In the meanwhile, they have to make a go of it. The event has to be just sentimental enough (without anything Vulgar! Vulgar! Vulgar!), just grand enough (cheeseparing restraint is pointless, because they'll get it in the neck from their critics anyway, while the world and his wife will be disappointed) and just modern enough. The obligatory Hello! royals and worthies aside, they need enough house-trained Lily Allens and James McAvoys among the guests to show membership of the mainstream Hollywood-friendly new world of late twentysomethings. And they need to be very careful about the Middle East; it's a minefield now – both in terms of wedding guests and holiday venues. The nation doesn't like Middle Eastern and Eastern European dictators any more than it likes the Taliban. The Prince Andrew set didn't play well.

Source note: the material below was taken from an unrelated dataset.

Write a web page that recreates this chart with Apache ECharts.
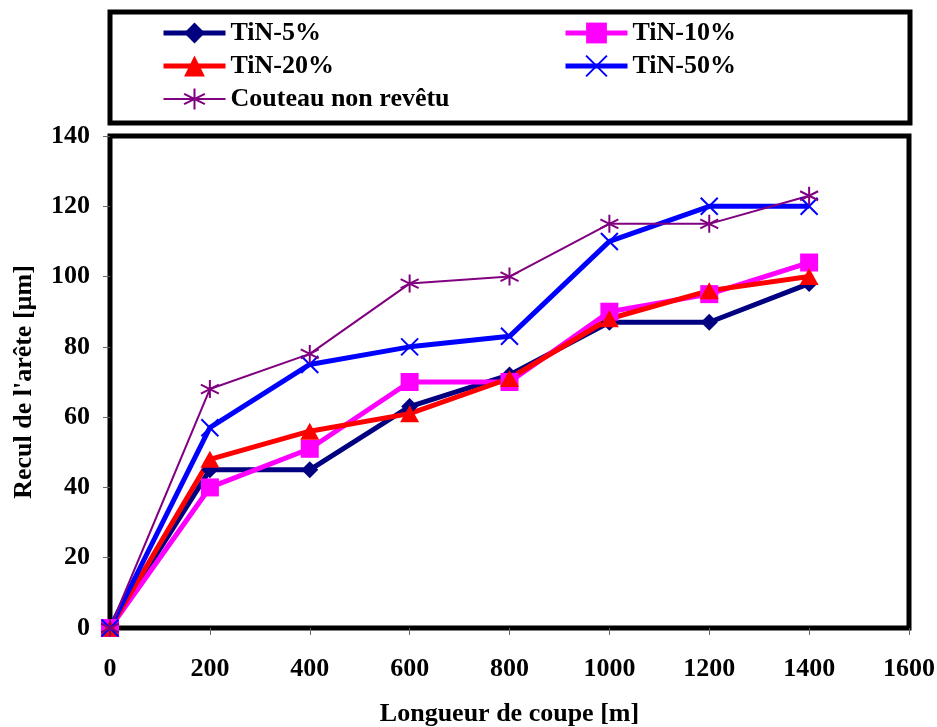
<!DOCTYPE html>
<html><head><meta charset="utf-8">
<script src="https://cdn.jsdelivr.net/npm/echarts@6/dist/echarts.min.js"></script>
<style>html,body{margin:0;padding:0;background:#fff}#c{width:937px;height:727px}</style>
</head><body><div id="c"></div>
<script>
const xValues = [0, 200, 400, 600, 800, 1000, 1200, 1400];
const tin5 = [0, 45, 45, 63, 72, 87, 87, 98];
const tin10 = [0, 40, 51, 70, 70, 90, 95, 104];
const tin20 = [0, 48, 56, 61, 71, 88, 96, 100];
const tin50 = [0, 57, 75, 80, 83, 110, 120, 120];
const couteau = [0, 68, 78, 98, 100, 115, 115, 123];
const seriesNames = ['TiN-5%', 'TiN-10%', 'TiN-20%', 'TiN-50%', 'Couteau non revêtu'];
const xTitle = 'Longueur de coupe [m]';
const yTitle = "Recul de l'arête [µm]";

const FONT = '"Liberation Serif", "Times New Roman", serif';
const FS = 26;
const pair = arr => xValues.map((x, i) => [x, arr[i]]);
const XPATH = 'path://M0,0L10,10M10,0L0,10';
const STAR = 'path://M5,0L5,10M0.7,2.5L9.3,7.5M9.3,2.5L0.7,7.5';
const colors = ['#000080', '#FF00FF', '#FF0000', '#0000FF', '#800080'];
const widths = [5, 5, 5, 5, 2];

const chart = echarts.init(document.getElementById('c'), null, {renderer: 'canvas'});
const legendText = {fontFamily: FONT, fontWeight: 'bold', fontSize: FS, color: '#000'};
const legItem = i => ({name: seriesNames[i], lineStyle: {width: widths[i], color: colors[i]}});
chart.setOption({
  animation: false,
  backgroundColor: '#fff',
  graphic: [{
    type: 'rect', shape: {x: 110, y: 12, width: 800, height: 111},
    style: {fill: 'none', stroke: '#000', lineWidth: 5}, z: 0
  }],
  legend: [{
    data: [legItem(0), legItem(2), legItem(4)],
    orient: 'vertical', left: 156, top: 15, itemWidth: 62, itemHeight: 26, itemGap: 7,
    textStyle: legendText
  }, {
    data: [legItem(1), legItem(3)],
    orient: 'vertical', left: 558, top: 15, itemWidth: 62, itemHeight: 26, itemGap: 7,
    textStyle: legendText
  }],
  grid: {left: 110, right: 28, top: 136, bottom: 99, show: true, borderColor: '#000', borderWidth: 5,
    outerBoundsMode: 'none', containLabel: false},
  xAxis: {
    type: 'value', min: 0, max: 1600, interval: 200,
    name: xTitle, nameLocation: 'middle', nameGap: 73,
    nameTextStyle: {fontFamily: FONT, fontWeight: 'bold', fontSize: FS, color: '#000'},
    axisLine: {show: false},
    axisTick: {show: true, length: 7, lineStyle: {color: '#666', width: 1}},
    axisLabel: {fontFamily: FONT, fontWeight: 'bold', fontSize: FS, color: '#000', margin: 28,
      formatter: v => String(v)},
    splitLine: {show: false}
  },
  yAxis: {
    type: 'value', min: 0, max: 140, interval: 20,
    name: yTitle, nameLocation: 'middle', nameGap: 73,
    nameTextStyle: {fontFamily: FONT, fontWeight: 'bold', fontSize: FS, color: '#000'},
    axisLine: {show: false},
    axisTick: {show: true, length: 7, lineStyle: {color: '#666', width: 1}},
    axisLabel: {fontFamily: FONT, fontWeight: 'bold', fontSize: FS, color: '#000', margin: 20,
      formatter: v => String(v)},
    splitLine: {show: false}
  },
  series: [
    {name: seriesNames[0], type: 'line', data: pair(tin5), symbol: 'diamond', symbolSize: 17,
     lineStyle: {color: colors[0], width: widths[0]}, itemStyle: {color: colors[0]}},
    {name: seriesNames[1], type: 'line', data: pair(tin10), symbol: 'rect', symbolSize: 18,
     lineStyle: {color: colors[1], width: widths[1]}, itemStyle: {color: colors[1]}},
    {name: seriesNames[2], type: 'line', data: pair(tin20), symbol: 'triangle', symbolSize: [19, 17],
     lineStyle: {color: colors[2], width: widths[2]}, itemStyle: {color: colors[2]}},
    {name: seriesNames[3], type: 'line', data: pair(tin50), symbol: XPATH, symbolSize: 17,
     lineStyle: {color: colors[3], width: widths[3]},
     itemStyle: {color: 'none', borderColor: colors[3], borderWidth: 2}},
    {name: seriesNames[4], type: 'line', data: pair(couteau), symbol: STAR, symbolSize: 18,
     lineStyle: {color: colors[4], width: widths[4]},
     itemStyle: {color: 'none', borderColor: colors[4], borderWidth: 2}}
  ]
});
</script></body></html>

The author and critic AA Gill tells me that he sees that Human Bondage aspect of royal life as the big problem now. The royal family, he thinks, is caught in a trap of their own making. It is duty and self-interest, habit and romance, but, according to him, it distorts their lives out of shape. And they don't have to go on with it. They're frightened of freedom, he suggests, in the same way animals kept in cages fear it – and perhaps what needs to happen is something along Joy Adamson lines. The royal family needs to be taken to a Born Free kind of break-for-the-border spot – with a view of the great plains below – and told kindly, "You're free to go."